I recently finished maker's first round and was surprised from the results I got (was expecting better results).
I used minimap2 to align a de novo transcriptome to the reference genome and let maker do the alignments of known Crustacean protein sequences and mRNA sequences of my specie from NCBI.
Prior to running maker I used BUSCO to evaluate my de novo transcriptome assembly and the genome (using metaeuk):
Transcriptome: C:99.6%[S:7.4%,D:92.2%],F:0.2%,M:0.2%,n:1013
Genome: C:88.5%[S:37.7%,D:50.8%],F:7.8%,M:3.7%,n:1013
I ran BUSCO on all the transcripts maker predicted to evaluate the results:
C:64.6%[S:34.5%,D:30.1%],F:19.2%,M:16.2%,n:1013
Although this is only the first round, what might cause ~160 BUSCOs missing from maker's predictions?
Can anyone please share from his experience, is it common?
Maybe I was over expecting and these are actually good first round results?
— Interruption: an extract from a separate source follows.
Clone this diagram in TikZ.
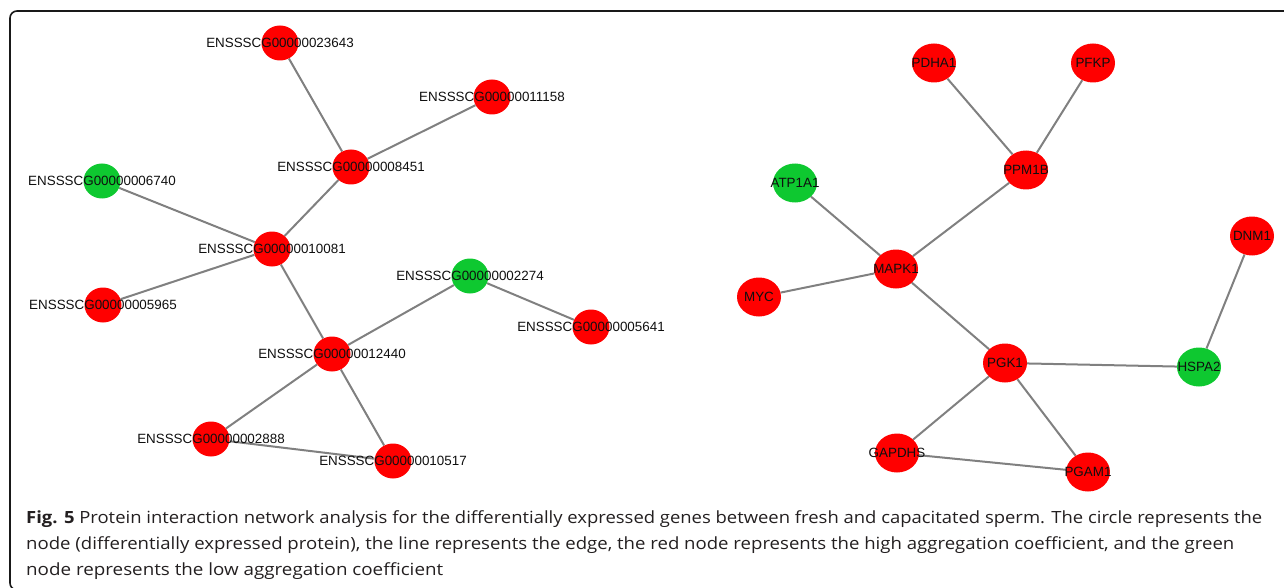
\documentclass[tikz,border=0pt]{standalone}
\usepackage{fontspec}
\usepackage{graphicx}
\setmainfont{Liberation Sans}
\newfontfamily\capfont{Open Sans}
\usetikzlibrary{shapes.geometric,backgrounds}
\definecolor{nodered}{RGB}{255,0,0}
\definecolor{nodegreen}{RGB}{14,200,48}
\definecolor{edgegray}{RGB}{128,128,128}
\definecolor{labtext}{RGB}{15,15,15}
\definecolor{captext}{RGB}{35,31,32}
\tikzset{
  lnode/.style={ellipse, inner sep=0pt, minimum width=37pt, minimum height=35pt},
  rnode/.style={ellipse, inner sep=0pt, minimum width=44pt, minimum height=39pt},
  hi/.style={fill=nodered},
  lo/.style={fill=nodegreen},
  lab/.style={font=\fontsize{13.4}{14}\selectfont, text=labtext, inner sep=0pt},
  link/.style={draw=edgegray, line width=2pt},
  capline/.style={anchor=base west, inner sep=0pt, text=captext, font=\capfont\fontsize{16.8}{20}\selectfont},
}
\begin{document}
\begin{tikzpicture}[x=1pt, y=-1pt]
\useasboundingbox (0,0) rectangle (1284,588);
\begin{scope}
\clip (0,0) rectangle (1284,588);
\draw[line width=1.6pt, rounded corners=7pt, black!90] (10,11) rectangle (1300,590);
\end{scope}

% left network
\node[lnode,hi,label={[lab]center:ENSSSCG00000023643}] (n23643) at (280,43) {};
\node[lnode,hi,label={[lab]center:ENSSSCG00000011158}] (n11158) at (492,97) {};
\node[lnode,hi,label={[lab]center:ENSSSCG00000008451}] (n8451) at (351,167) {};
\node[lnode,lo,label={[lab]center:ENSSSCG00000006740}] (n6740) at (102,181) {};
\node[lnode,hi,label={[lab]center:ENSSSCG00000010081}] (n10081) at (272,249) {};
\node[lnode,lo,label={[lab]center:ENSSSCG00000002274}] (n2274) at (470,276) {};
\node[lnode,hi,label={[lab]center:ENSSSCG00000005965}] (n5965) at (103,305) {};
\node[lnode,hi,label={[lab]center:ENSSSCG00000005641}] (n5641) at (591,327) {};
\node[lnode,hi,label={[lab]center:ENSSSCG00000012440}] (n12440) at (332,354) {};
\node[lnode,hi,label={[lab]center:ENSSSCG00000002888}] (n2888) at (211,439) {};
\node[lnode,hi,label={[lab]center:ENSSSCG00000010517}] (n10517) at (393,461) {};

% right network
\node[rnode,hi,label={[lab]center:PDHA1}] (pdha1) at (934,63) {};
\node[rnode,hi,label={[lab]center:PFKP}] (pfkp) at (1093,63) {};
\node[rnode,hi,label={[lab]center:PPM1B}] (ppm1b) at (1026,170) {};
\node[rnode,lo,label={[lab]center:ATP1A1}] (atp1a1) at (795,183) {};
\node[rnode,hi,label={[lab]center:DNM1}] (dnm1) at (1252,236) {};
\node[rnode,hi,label={[lab]center:MAPK1}] (mapk1) at (896,269) {};
\node[rnode,hi,label={[lab]center:MYC}] (myc) at (759,297) {};
\node[rnode,hi,label={[lab]center:PGK1}] (pgk1) at (1005,363) {};
\node[rnode,lo,label={[lab]center:HSPA2}] (hspa2) at (1199,367) {};
\node[rnode,hi,label={[lab]center:GAPDHS}] (gapdhs) at (897,453) {};
\node[rnode,hi,label={[lab]center:PGAM1}] (pgam1) at (1088,472) {};

\begin{pgfonlayer}{background}
\draw[link] (n23643) -- (n8451);
\draw[link] (n11158) -- (n8451);
\draw[link] (n8451) -- (n10081);
\draw[link] (n6740) -- (n10081);
\draw[link] (n10081) -- (n5965);
\draw[link] (n10081) -- (n12440);
\draw[link] (n12440) -- (n2274);
\draw[link] (n2274) -- (n5641);
\draw[link] (n12440) -- (n2888);
\draw[link] (n12440) -- (n10517);
\draw[link] (n2888) -- (n10517);
\draw[link] (pdha1) -- (ppm1b);
\draw[link] (pfkp) -- (ppm1b);
\draw[link] (ppm1b) -- (mapk1);
\draw[link] (atp1a1) -- (mapk1);
\draw[link] (myc) -- (mapk1);
\draw[link] (mapk1) -- (pgk1);
\draw[link] (pgk1) -- (hspa2);
\draw[link] (dnm1) -- (hspa2);
\draw[link] (pgk1) -- (gapdhs);
\draw[link] (pgk1) -- (pgam1);
\draw[link] (gapdhs) -- (pgam1);
\end{pgfonlayer}

% caption
\node[capline] (cap1) at (26,523) {\resizebox{1236pt}{\height}{\textbf{Fig. 5} Protein interaction network analysis for the differentially expressed genes between fresh and capacitated sperm. The circle represents the}};
\node[capline] (cap2) at (26,549) {\resizebox{1208pt}{\height}{node (differentially expressed protein), the line represents the edge, the red node represents the high aggregation coefficient, and the green}};
\node[capline] (cap3) at (26,575) {\resizebox{417pt}{\height}{node represents the low aggregation coefficient}};
\end{tikzpicture}
\end{document}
Regarding training ab initio annotation tools, would you use BUSCO as Augustus training? I have seen some tutorials which takes training sequences from mRNA annotations created in the first round (with 1000bp on each side), while others recommend filtering them (like in this: gene set filter/selection for training ab initio annotation tools ) and straight Augustus training
Thanks for consideration and help.
As far as I know, accuracy of Maker depends on how well the ab initio predictors (Augustus, SNAP, etc) are trained. In your case, looks like the predictors are doing a poor job. Using BUSCO to train Augustus is a good start if it is not trained for your species (I am assuming this is the case). By the way, BUSCO is a good estimate, but you should also pay attention to other metrics, like total number of predicted genes (does is make sense for your species?), average size of predicted proteins, introns, etc.